We have become accustomed to reveling in the exploits and adventures of our friends as they share their explorations we us via social media. It keeps us connected and it expands our own thinking about possibilities for future travels. However, it also challenges the way we live our life and assess our own success.
In “Trust: Understanding My Why,” I am explicit about the great lessons learned from golf that I have translated into building relationships and how it has shaped my perspective on how I contribute to the world. I was less effusive about why doing the mundane things really, really well is the epicenter of self-confidence. With the Coronavirus disrupting our lives, this seems like a good time to rekindle our connection to the little things.
When learning new skills there is only one way to refine them: practice, practice, practice.
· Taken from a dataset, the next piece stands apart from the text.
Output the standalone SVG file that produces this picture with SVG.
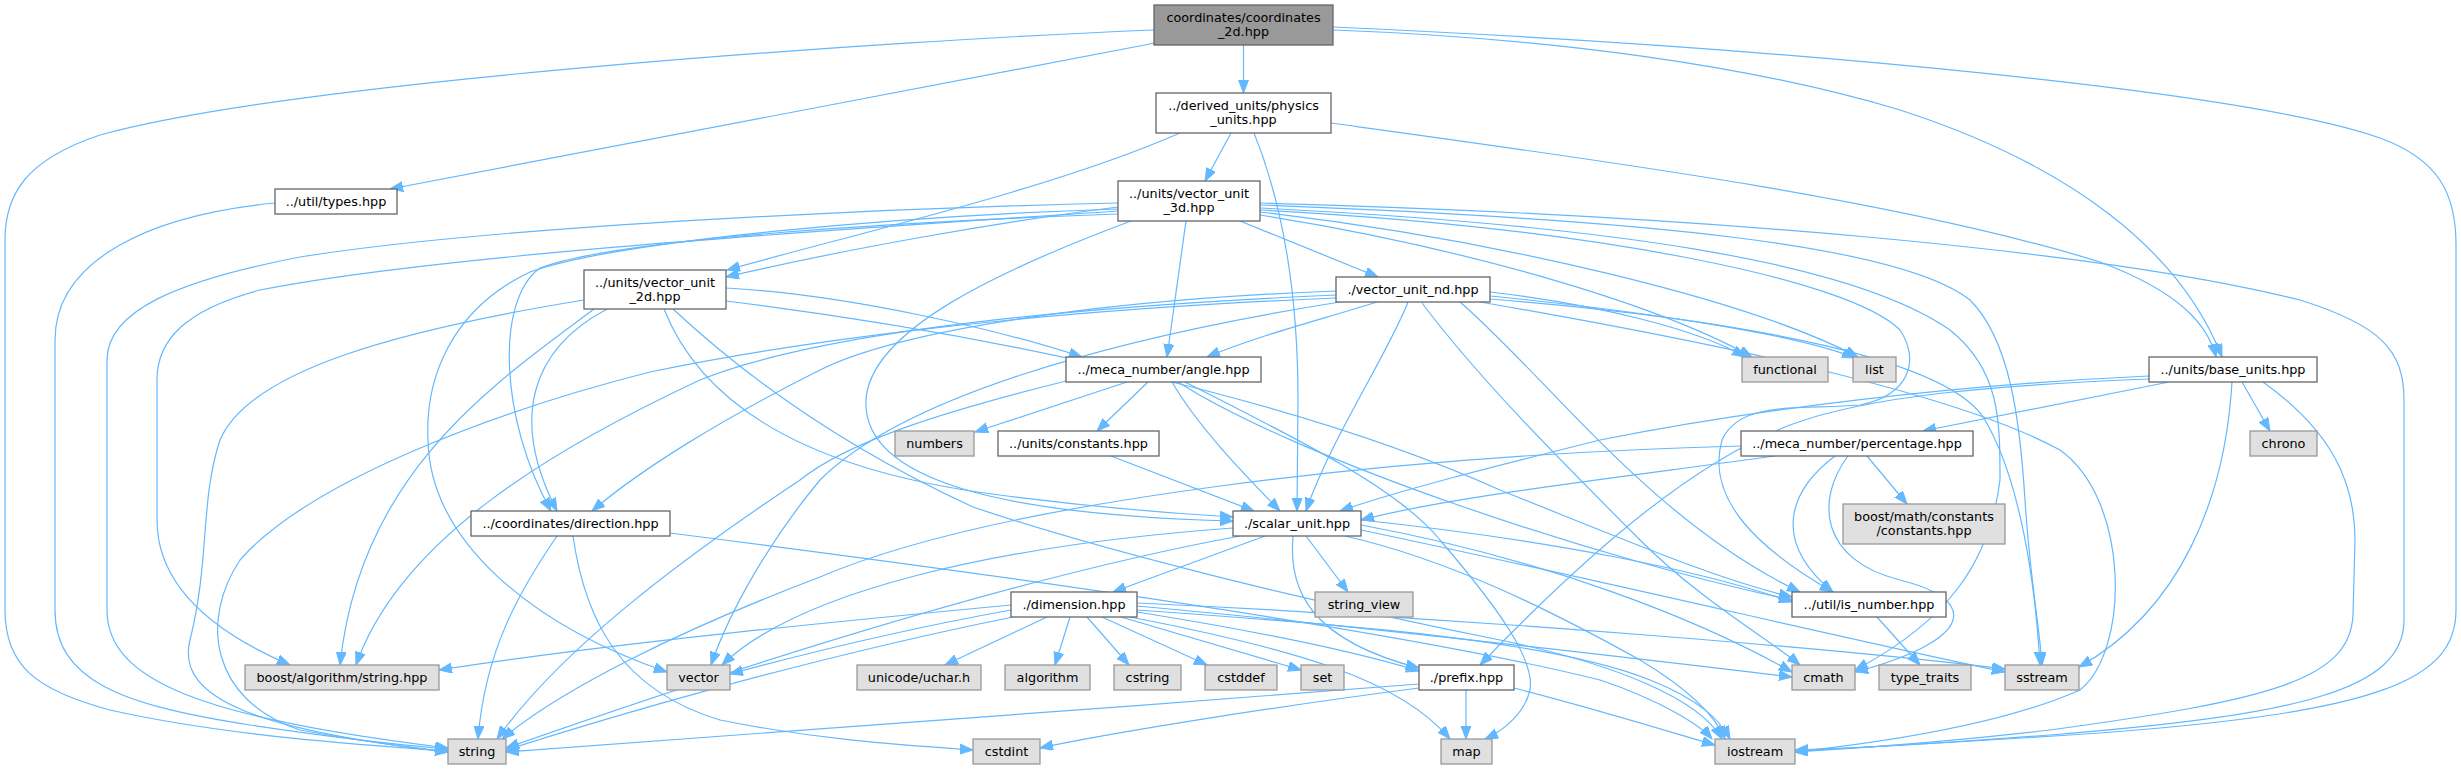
<svg xmlns="http://www.w3.org/2000/svg" width="2461" height="769" viewBox="0 0 2461 769">
<style>
.e{fill:none;stroke:#63b8ff;stroke-width:1.2;marker-end:url(#ah)}
.n rect{fill:#ffffff;stroke:#666666;stroke-width:1.3}
.g rect{fill:#e0e0e0;stroke:#999999;stroke-width:1.3}
.r rect{fill:#999999;stroke:#666666;stroke-width:1.3}
text{font-family:"DejaVu Sans","Liberation Sans",sans-serif;font-size:12.8px;fill:#000000;text-anchor:middle}
</style>
<defs>
<marker id="ah" markerUnits="userSpaceOnUse" markerWidth="14" markerHeight="11" refX="13" refY="5" orient="auto">
<path d="M0,0 L13,5 L0,10 z" fill="#63b8ff" stroke="#63b8ff" stroke-width="1"/>
</marker>
</defs>
<rect width="2461" height="769" fill="#ffffff"/>
<g id="connectors">
<path class="e" d="M1243.5,45 L1243.5,93"/>
<path class="e" d="M1155,43 L390,189"/>
<path class="e" d="M1154,30 C900,40 300,80 100,135 C25,160 5,195 5,240 L5,610 C5,665 35,690 110,710 C220,735 360,745 448,751"/>
<path class="e" d="M1333,30 C1550,38 1750,65 1900,110 C2070,165 2180,250 2222,357"/>
<path class="e" d="M1333,27 C1800,48 2250,92 2380,138 C2440,160 2456,195 2456,245 L2456,610 C2456,680 2380,712 2100,733 C1950,743 1850,748 1795,751"/>
<path class="e" d="M275,203 C150,215 55,260 55,340 L55,610 C55,680 120,705 250,725 C330,737 400,745 448,749"/>
<path class="e" d="M1231,133 L1205,181"/>
<path class="e" d="M1180,133 C1050,190 850,235 727,270"/>
<path class="e" d="M1254,133 C1285,210 1298,300 1298,400 L1297,511"/>
<path class="e" d="M1331,123 C1600,160 1900,200 2100,262 C2180,292 2208,325 2216,357"/>
<path class="e" d="M1118,207 C1000,222 850,248 726,277"/>
<path class="e" d="M1118,203 C900,208 500,225 300,257 C180,280 107,310 107,360 L107,610 C107,680 200,718 448,748"/>
<path class="e" d="M1118,211 C900,226 450,252 260,290 C185,310 157,340 157,380 L157,520 C157,590 220,635 290,665"/>
<path class="e" d="M1118,214 C900,222 620,238 540,268 C495,300 500,420 551,511"/>
<path class="e" d="M1118,209 C900,216 620,240 530,272 C450,310 425,380 428,440 C430,540 530,625 667,672"/>
<path class="e" d="M1131,221 C1000,270 870,330 866,400 C862,480 1000,515 1233,521"/>
<path class="e" d="M1186,221 L1167,357"/>
<path class="e" d="M1240,221 L1378,277"/>
<path class="e" d="M1260,215 C1450,245 1650,300 1752,357"/>
<path class="e" d="M1260,212 C1500,240 1750,300 1858,357"/>
<path class="e" d="M1260,203 C1700,215 2100,250 2300,300 C2380,325 2404,350 2404,400 L2404,620 C2404,690 2300,715 2050,735 C1920,745 1830,749 1795,750"/>
<path class="e" d="M1260,205 C1650,220 1900,245 1970,300 C2010,340 2020,420 2025,500 C2030,580 2040,630 2042,665"/>
<path class="e" d="M1260,208 C1600,225 1850,260 1950,330 C2000,370 2000,420 2000,480 C1990,560 1950,620 1855,670"/>
<path class="e" d="M1260,210 C1600,228 1850,280 1900,330 C1920,360 1910,395 1860,405 C1800,410 1740,400 1722,440 C1705,500 1760,550 1833,592"/>
<path class="e" d="M726,288 C850,295 1000,330 1082,357"/>
<path class="e" d="M726,301 C1000,335 1300,400 1500,490 C1650,550 1720,580 1792,597"/>
<path class="e" d="M584,300 C400,330 250,370 220,440 C200,500 210,560 190,640 C175,700 260,730 448,752"/>
<path class="e" d="M594,309 C500,380 360,470 340,665"/>
<path class="e" d="M607,309 C530,350 510,420 557,511"/>
<path class="e" d="M664,309 C700,400 800,470 1000,495 C1100,508 1180,514 1233,517"/>
<path class="e" d="M673,309 C760,390 860,455 973,507 C1100,550 1300,600 1500,640 C1620,665 1700,700 1722,739"/>
<path class="e" d="M1377,302 C1320,320 1260,335 1207,357"/>
<path class="e" d="M1408,302 C1390,350 1330,440 1306,511"/>
<path class="e" d="M1336,291 C1100,300 900,330 820,370 C720,420 640,470 592,511"/>
<path class="e" d="M1336,295 C1000,310 800,340 700,380 C550,450 400,540 356,665"/>
<path class="e" d="M1336,298 C1000,312 780,345 650,372 C500,410 310,480 240,560 C200,620 210,700 300,730 C380,745 420,748 448,752"/>
<path class="e" d="M1340,302 C1100,340 900,400 820,480 C770,540 730,610 711,665"/>
<path class="e" d="M1490,292 C1600,305 1700,330 1745,357"/>
<path class="e" d="M1490,296 C1650,312 1800,335 1855,358"/>
<path class="e" d="M1460,302 C1550,380 1650,520 1800,592"/>
<path class="e" d="M1422,303 C1480,380 1560,460 1640,540 C1700,600 1770,640 1800,665"/>
<path class="e" d="M1490,299 C1750,320 1950,360 1985,420 C2020,480 2035,580 2040,665"/>
<path class="e" d="M1480,302 C1700,340 1950,390 2060,450 C2130,500 2130,650 2080,690 C1990,730 1850,746 1795,752"/>
<path class="e" d="M1127,382 L975,432"/>
<path class="e" d="M1148,382 L1097,431"/>
<path class="e" d="M1172,382 C1200,430 1250,480 1280,511"/>
<path class="e" d="M1178,382 C1300,460 1600,560 1792,600"/>
<path class="e" d="M1066,381 C950,410 850,440 800,480 C680,560 560,650 497,739"/>
<path class="e" d="M1185,382 C1300,440 1400,490 1440,540 C1500,610 1535,660 1530,690 C1525,712 1505,730 1485,739"/>
<path class="e" d="M1111,456 L1254,511"/>
<path class="e" d="M2169,382 L1923,431"/>
<path class="e" d="M2242,382 L2270,431"/>
<path class="e" d="M2232,382 C2225,500 2180,610 2079,667"/>
<path class="e" d="M2263,382 C2330,430 2355,480 2355,540 L2353,615 C2350,680 2270,700 2050,730 C1920,745 1840,749 1795,752"/>
<path class="e" d="M2149,376 C1950,385 1750,410 1600,440 C1500,465 1400,490 1340,511"/>
<path class="e" d="M2149,379 C2000,385 1870,395 1790,425 C1700,460 1600,540 1480,665"/>
<path class="e" d="M1775,456 C1600,480 1450,497 1361,520"/>
<path class="e" d="M1741,446 C1400,455 1000,500 820,577 C680,630 560,690 502,739"/>
<path class="e" d="M1835,456 C1790,490 1770,540 1833,592"/>
<path class="e" d="M1848,456 C1815,500 1820,560 1900,580 C1980,600 1975,640 1855,672"/>
<path class="e" d="M1867,456 L1907,504"/>
<path class="e" d="M557,536 C520,590 485,650 478,739"/>
<path class="e" d="M573,536 C585,620 620,690 720,720 C820,740 900,745 973,750"/>
<path class="e" d="M670,533 C1000,575 1400,630 1600,680 C1660,700 1700,725 1712,739"/>
<path class="e" d="M1265,536 L1113,592"/>
<path class="e" d="M1306,536 L1348,592"/>
<path class="e" d="M1293,536 C1288,590 1310,640 1419,668"/>
<path class="e" d="M1240,536 C1000,580 700,680 506,748"/>
<path class="e" d="M1233,528 C1000,545 800,590 722,665"/>
<path class="e" d="M1361,520 C1550,540 1700,570 1792,602"/>
<path class="e" d="M1361,525 C1550,560 1700,620 1792,672"/>
<path class="e" d="M1361,530 C1600,580 1850,640 2005,672"/>
<path class="e" d="M1345,536 C1450,560 1550,610 1640,660 C1690,690 1715,715 1725,739"/>
<path class="e" d="M1011,605 C800,625 600,645 439,670"/>
<path class="e" d="M1011,610 C900,630 800,655 730,674"/>
<path class="e" d="M1013,617 C800,660 600,720 506,750"/>
<path class="e" d="M1047,617 L945,665"/>
<path class="e" d="M1070,617 L1055,665"/>
<path class="e" d="M1087,617 L1129,665"/>
<path class="e" d="M1102,617 L1207,665"/>
<path class="e" d="M1121,617 L1301,670"/>
<path class="e" d="M1137,612 C1250,630 1350,650 1419,671"/>
<path class="e" d="M1130,617 C1300,650 1400,680 1450,739"/>
<path class="e" d="M1137,606 C1400,630 1650,660 1792,677"/>
<path class="e" d="M1137,603 C1500,620 1850,650 2005,669"/>
<path class="e" d="M1137,610 C1350,625 1550,640 1650,680 C1700,700 1720,720 1730,739"/>
<path class="e" d="M1419,684 C1100,710 700,735 506,752"/>
<path class="e" d="M1419,688 C1250,710 1100,735 1040,748"/>
<path class="e" d="M1466,690 L1466,739"/>
<path class="e" d="M1514,688 C1600,710 1680,735 1715,745"/>
<path class="e" d="M1877,617 L1920,665"/>
</g>
<g id="node_coordinates_2d" class="r"><rect x="1154" y="5" width="179" height="40"/><text x="1243.5" y="21.5">coordinates/coordinates</text><text x="1243.5" y="35.5">_2d.hpp</text></g>
<g id="node_physics_units" class="n"><rect x="1156" y="93" width="175" height="40"/><text x="1243.5" y="109.5">../derived_units/physics</text><text x="1243.5" y="123.5">_units.hpp</text></g>
<g id="node_types" class="n"><rect x="275" y="189" width="122" height="25"/><text x="336" y="205.5">../util/types.hpp</text></g>
<g id="node_vector_unit_3d" class="n"><rect x="1118" y="181" width="142" height="40"/><text x="1189" y="197.5">../units/vector_unit</text><text x="1189" y="211.5">_3d.hpp</text></g>
<g id="node_vector_unit_2d" class="n"><rect x="584" y="270" width="142" height="39"/><text x="655" y="286.5">../units/vector_unit</text><text x="655" y="300.5">_2d.hpp</text></g>
<g id="node_vector_unit_nd" class="n"><rect x="1336" y="277" width="154" height="25"/><text x="1413" y="293.5">./vector_unit_nd.hpp</text></g>
<g id="node_angle" class="n"><rect x="1066" y="357" width="195" height="25"/><text x="1163.5" y="373.5">../meca_number/angle.hpp</text></g>
<g id="node_functional" class="g"><rect x="1742" y="357" width="86" height="25"/><text x="1785" y="373.5">functional</text></g>
<g id="node_list" class="g"><rect x="1853" y="357" width="43" height="25"/><text x="1874.5" y="373.5">list</text></g>
<g id="node_base_units" class="n"><rect x="2149" y="357" width="168" height="25"/><text x="2233" y="373.5">../units/base_units.hpp</text></g>
<g id="node_numbers" class="g"><rect x="895" y="431" width="79" height="25"/><text x="934.5" y="447.5">numbers</text></g>
<g id="node_constants" class="n"><rect x="998" y="431" width="161" height="25"/><text x="1078.5" y="447.5">../units/constants.hpp</text></g>
<g id="node_percentage" class="n"><rect x="1741" y="431" width="232" height="25"/><text x="1857" y="447.5">../meca_number/percentage.hpp</text></g>
<g id="node_chrono" class="g"><rect x="2250" y="431" width="67" height="25"/><text x="2283.5" y="447.5">chrono</text></g>
<g id="node_direction" class="n"><rect x="471" y="511" width="199" height="25"/><text x="570.5" y="527.5">../coordinates/direction.hpp</text></g>
<g id="node_scalar_unit" class="n"><rect x="1233" y="511" width="128" height="25"/><text x="1297" y="527.5">./scalar_unit.hpp</text></g>
<g id="node_boost_math_constants" class="g"><rect x="1843" y="504" width="162" height="40"/><text x="1924" y="520.5">boost/math/constants</text><text x="1924" y="534.5">/constants.hpp</text></g>
<g id="node_dimension" class="n"><rect x="1011" y="592" width="126" height="25"/><text x="1074" y="608.5">./dimension.hpp</text></g>
<g id="node_string_view" class="g"><rect x="1315" y="592" width="98" height="25"/><text x="1364" y="608.5">string_view</text></g>
<g id="node_is_number" class="n"><rect x="1792" y="592" width="154" height="25"/><text x="1869" y="608.5">../util/is_number.hpp</text></g>
<g id="node_boost_algorithm_string" class="g"><rect x="245" y="665" width="194" height="25"/><text x="342" y="681.5">boost/algorithm/string.hpp</text></g>
<g id="node_vector" class="g"><rect x="667" y="665" width="63" height="25"/><text x="698.5" y="681.5">vector</text></g>
<g id="node_uchar" class="g"><rect x="857" y="665" width="124" height="25"/><text x="919" y="681.5">unicode/uchar.h</text></g>
<g id="node_algorithm" class="g"><rect x="1005" y="665" width="85" height="25"/><text x="1047.5" y="681.5">algorithm</text></g>
<g id="node_cstring" class="g"><rect x="1114" y="665" width="67" height="25"/><text x="1147.5" y="681.5">cstring</text></g>
<g id="node_cstddef" class="g"><rect x="1205" y="665" width="72" height="25"/><text x="1241" y="681.5">cstddef</text></g>
<g id="node_set" class="g"><rect x="1301" y="665" width="43" height="25"/><text x="1322.5" y="681.5">set</text></g>
<g id="node_prefix" class="n"><rect x="1419" y="665" width="95" height="25"/><text x="1466.5" y="681.5">./prefix.hpp</text></g>
<g id="node_cmath" class="g"><rect x="1792" y="665" width="63" height="25"/><text x="1823.5" y="681.5">cmath</text></g>
<g id="node_type_traits" class="g"><rect x="1879" y="665" width="92" height="25"/><text x="1925" y="681.5">type_traits</text></g>
<g id="node_sstream" class="g"><rect x="2005" y="665" width="74" height="25"/><text x="2042" y="681.5">sstream</text></g>
<g id="node_string" class="g"><rect x="448" y="739" width="58" height="25"/><text x="477" y="755.5">string</text></g>
<g id="node_cstdint" class="g"><rect x="973" y="739" width="67" height="25"/><text x="1006.5" y="755.5">cstdint</text></g>
<g id="node_map" class="g"><rect x="1441" y="739" width="51" height="25"/><text x="1466.5" y="755.5">map</text></g>
<g id="node_iostream" class="g"><rect x="1715" y="739" width="80" height="25"/><text x="1755" y="755.5">iostream</text></g>
</svg>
This is the mundane. Becoming one of the best at golf requires a commitment to hit thousands of three-foot putts, the most mundane process of learning a physical skill in tandem with mental concentration. Sinking three-foot putts is the pathway to being able to finish each hole that is played. Without that success, golf is an incomplete experience and one’s self-confidence is incomplete in its development. There are no shortcuts to this process that can endure through stressful challenges.
Golf’s process is no different than life’s process. Most things can be experienced at a surface level of success, but in order to experience lasting success we have to be willing to do the mundane tasks to learn deeply. Whether you are learning something academically, artistically, or physically, embracing the intricate details is the foundation of building self-confidence. So, while we are all slowing down our lives and separating ourselves into our mini-worlds, think about all the ways you can be reconnecting with the mundane to emerge from this predicament with reenergized confidence for what is possible.